Requirements = Copy out the material below in full, but not its images.
^^^^
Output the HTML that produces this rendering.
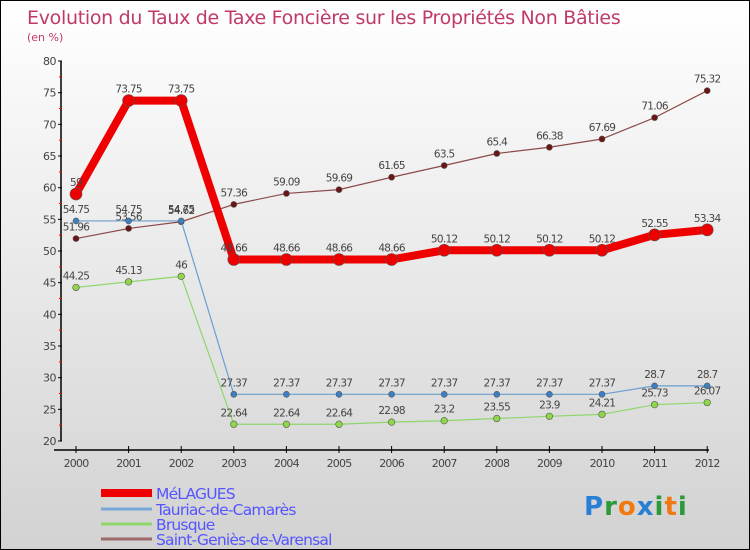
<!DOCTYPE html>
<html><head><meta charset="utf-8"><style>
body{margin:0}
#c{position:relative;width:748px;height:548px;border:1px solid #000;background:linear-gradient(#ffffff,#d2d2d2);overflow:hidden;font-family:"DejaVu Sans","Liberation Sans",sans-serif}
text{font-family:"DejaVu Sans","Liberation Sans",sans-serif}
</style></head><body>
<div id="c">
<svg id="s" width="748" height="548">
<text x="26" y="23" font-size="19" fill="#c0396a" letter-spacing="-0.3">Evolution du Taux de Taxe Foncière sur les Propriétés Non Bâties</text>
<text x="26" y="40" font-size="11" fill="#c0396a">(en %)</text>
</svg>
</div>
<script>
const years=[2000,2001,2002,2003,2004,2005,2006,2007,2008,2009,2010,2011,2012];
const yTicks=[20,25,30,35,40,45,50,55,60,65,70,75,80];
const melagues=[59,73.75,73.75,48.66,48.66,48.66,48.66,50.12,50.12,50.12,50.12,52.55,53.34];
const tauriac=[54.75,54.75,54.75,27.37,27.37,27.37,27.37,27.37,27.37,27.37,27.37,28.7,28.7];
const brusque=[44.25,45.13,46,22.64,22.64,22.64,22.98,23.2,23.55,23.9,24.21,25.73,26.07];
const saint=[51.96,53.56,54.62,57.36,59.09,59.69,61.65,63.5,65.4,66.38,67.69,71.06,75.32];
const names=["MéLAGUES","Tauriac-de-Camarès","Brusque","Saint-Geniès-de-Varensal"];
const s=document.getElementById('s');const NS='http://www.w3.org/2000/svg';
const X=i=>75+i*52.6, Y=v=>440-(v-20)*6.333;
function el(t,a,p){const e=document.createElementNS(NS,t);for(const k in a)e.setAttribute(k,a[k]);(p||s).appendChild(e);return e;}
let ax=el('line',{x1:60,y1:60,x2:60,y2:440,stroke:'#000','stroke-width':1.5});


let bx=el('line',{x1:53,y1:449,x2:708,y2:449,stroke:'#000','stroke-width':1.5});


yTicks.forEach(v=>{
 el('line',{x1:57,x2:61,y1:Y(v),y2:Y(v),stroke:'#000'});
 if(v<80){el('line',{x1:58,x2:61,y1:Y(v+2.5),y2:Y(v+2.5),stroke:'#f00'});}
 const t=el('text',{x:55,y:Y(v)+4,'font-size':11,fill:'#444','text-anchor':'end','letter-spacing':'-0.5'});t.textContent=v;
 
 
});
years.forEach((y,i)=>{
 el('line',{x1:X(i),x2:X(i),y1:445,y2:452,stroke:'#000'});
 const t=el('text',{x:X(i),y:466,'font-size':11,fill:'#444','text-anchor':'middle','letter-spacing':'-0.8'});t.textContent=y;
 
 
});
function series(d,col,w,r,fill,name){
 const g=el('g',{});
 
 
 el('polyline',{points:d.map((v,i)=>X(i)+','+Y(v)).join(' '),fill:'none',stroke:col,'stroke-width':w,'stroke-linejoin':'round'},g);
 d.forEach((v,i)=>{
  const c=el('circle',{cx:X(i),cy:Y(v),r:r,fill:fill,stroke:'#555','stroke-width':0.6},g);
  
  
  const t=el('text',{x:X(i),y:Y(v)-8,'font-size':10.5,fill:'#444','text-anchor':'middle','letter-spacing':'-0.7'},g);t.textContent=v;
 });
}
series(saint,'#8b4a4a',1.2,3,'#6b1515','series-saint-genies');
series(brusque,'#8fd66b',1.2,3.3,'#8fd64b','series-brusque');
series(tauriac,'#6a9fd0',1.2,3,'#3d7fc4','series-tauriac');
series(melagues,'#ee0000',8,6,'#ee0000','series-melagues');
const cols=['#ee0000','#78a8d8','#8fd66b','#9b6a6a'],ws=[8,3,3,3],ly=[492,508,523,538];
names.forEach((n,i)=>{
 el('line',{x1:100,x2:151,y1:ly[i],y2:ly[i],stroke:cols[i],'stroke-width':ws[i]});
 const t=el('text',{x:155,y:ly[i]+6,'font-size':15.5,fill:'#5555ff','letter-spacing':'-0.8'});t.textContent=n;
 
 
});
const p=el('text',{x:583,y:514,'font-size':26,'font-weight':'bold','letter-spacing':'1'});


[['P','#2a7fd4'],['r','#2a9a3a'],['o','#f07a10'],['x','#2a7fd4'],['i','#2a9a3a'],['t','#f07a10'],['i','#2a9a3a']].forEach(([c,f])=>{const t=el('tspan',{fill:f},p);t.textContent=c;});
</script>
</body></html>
^^^^
Solution to the exercise =
Output the HTML that produces this rendering.
<!DOCTYPE html>
<html><head><meta charset="utf-8"><style>
body{margin:0}
#c{position:relative;width:748px;height:548px;border:1px solid #000;background:linear-gradient(#ffffff,#d2d2d2);overflow:hidden;font-family:"DejaVu Sans","Liberation Sans",sans-serif}
text{font-family:"DejaVu Sans","Liberation Sans",sans-serif}
</style></head><body>
<div id="c">
<svg id="s" width="748" height="548">
<text x="26" y="23" font-size="19" fill="#c0396a" letter-spacing="-0.3">Evolution du Taux de Taxe Foncière sur les Propriétés Non Bâties</text>
<text x="26" y="40" font-size="11" fill="#c0396a">(en %)</text>
</svg>
</div>
<script>
const years=[2000,2001,2002,2003,2004,2005,2006,2007,2008,2009,2010,2011,2012];
const yTicks=[20,25,30,35,40,45,50,55,60,65,70,75,80];
const melagues=[59,73.75,73.75,48.66,48.66,48.66,48.66,50.12,50.12,50.12,50.12,52.55,53.34];
const tauriac=[54.75,54.75,54.75,27.37,27.37,27.37,27.37,27.37,27.37,27.37,27.37,28.7,28.7];
const brusque=[44.25,45.13,46,22.64,22.64,22.64,22.98,23.2,23.55,23.9,24.21,25.73,26.07];
const saint=[51.96,53.56,54.62,57.36,59.09,59.69,61.65,63.5,65.4,66.38,67.69,71.06,75.32];
const names=["MéLAGUES","Tauriac-de-Camarès","Brusque","Saint-Geniès-de-Varensal"];
const s=document.getElementById('s');const NS='http://www.w3.org/2000/svg';
const X=i=>75+i*52.6, Y=v=>440-(v-20)*6.333;
function el(t,a,p){const e=document.createElementNS(NS,t);for(const k in a)e.setAttribute(k,a[k]);(p||s).appendChild(e);return e;}
let ax=el('line',{x1:60,y1:60,x2:60,y2:440,stroke:'#000','stroke-width':1.5});


let bx=el('line',{x1:53,y1:449,x2:708,y2:449,stroke:'#000','stroke-width':1.5});


yTicks.forEach(v=>{
 el('line',{x1:57,x2:61,y1:Y(v),y2:Y(v),stroke:'#000'});
 if(v<80){el('line',{x1:58,x2:61,y1:Y(v+2.5),y2:Y(v+2.5),stroke:'#f00'});}
 const t=el('text',{x:55,y:Y(v)+4,'font-size':11,fill:'#444','text-anchor':'end','letter-spacing':'-0.5'});t.textContent=v;
 
 
});
years.forEach((y,i)=>{
 el('line',{x1:X(i),x2:X(i),y1:445,y2:452,stroke:'#000'});
 const t=el('text',{x:X(i),y:466,'font-size':11,fill:'#444','text-anchor':'middle','letter-spacing':'-0.8'});t.textContent=y;
 
 
});
function series(d,col,w,r,fill,name){
 const g=el('g',{});
 
 
 el('polyline',{points:d.map((v,i)=>X(i)+','+Y(v)).join(' '),fill:'none',stroke:col,'stroke-width':w,'stroke-linejoin':'round'},g);
 d.forEach((v,i)=>{
  const c=el('circle',{cx:X(i),cy:Y(v),r:r,fill:fill,stroke:'#555','stroke-width':0.6},g);
  
  
  const t=el('text',{x:X(i),y:Y(v)-8,'font-size':10.5,fill:'#444','text-anchor':'middle','letter-spacing':'-0.7'},g);t.textContent=v;
 });
}
series(saint,'#8b4a4a',1.2,3,'#6b1515','series-saint-genies');
series(brusque,'#8fd66b',1.2,3.3,'#8fd64b','series-brusque');
series(tauriac,'#6a9fd0',1.2,3,'#3d7fc4','series-tauriac');
series(melagues,'#ee0000',8,6,'#ee0000','series-melagues');
const cols=['#ee0000','#78a8d8','#8fd66b','#9b6a6a'],ws=[8,3,3,3],ly=[492,508,523,538];
names.forEach((n,i)=>{
 el('line',{x1:100,x2:151,y1:ly[i],y2:ly[i],stroke:cols[i],'stroke-width':ws[i]});
 const t=el('text',{x:155,y:ly[i]+6,'font-size':15.5,fill:'#5555ff','letter-spacing':'-0.8'});t.textContent=n;
 
 
});
const p=el('text',{x:583,y:514,'font-size':26,'font-weight':'bold','letter-spacing':'1'});


[['P','#2a7fd4'],['r','#2a9a3a'],['o','#f07a10'],['x','#2a7fd4'],['i','#2a9a3a'],['t','#f07a10'],['i','#2a9a3a']].forEach(([c,f])=>{const t=el('tspan',{fill:f},p);t.textContent=c;});
</script>
</body></html>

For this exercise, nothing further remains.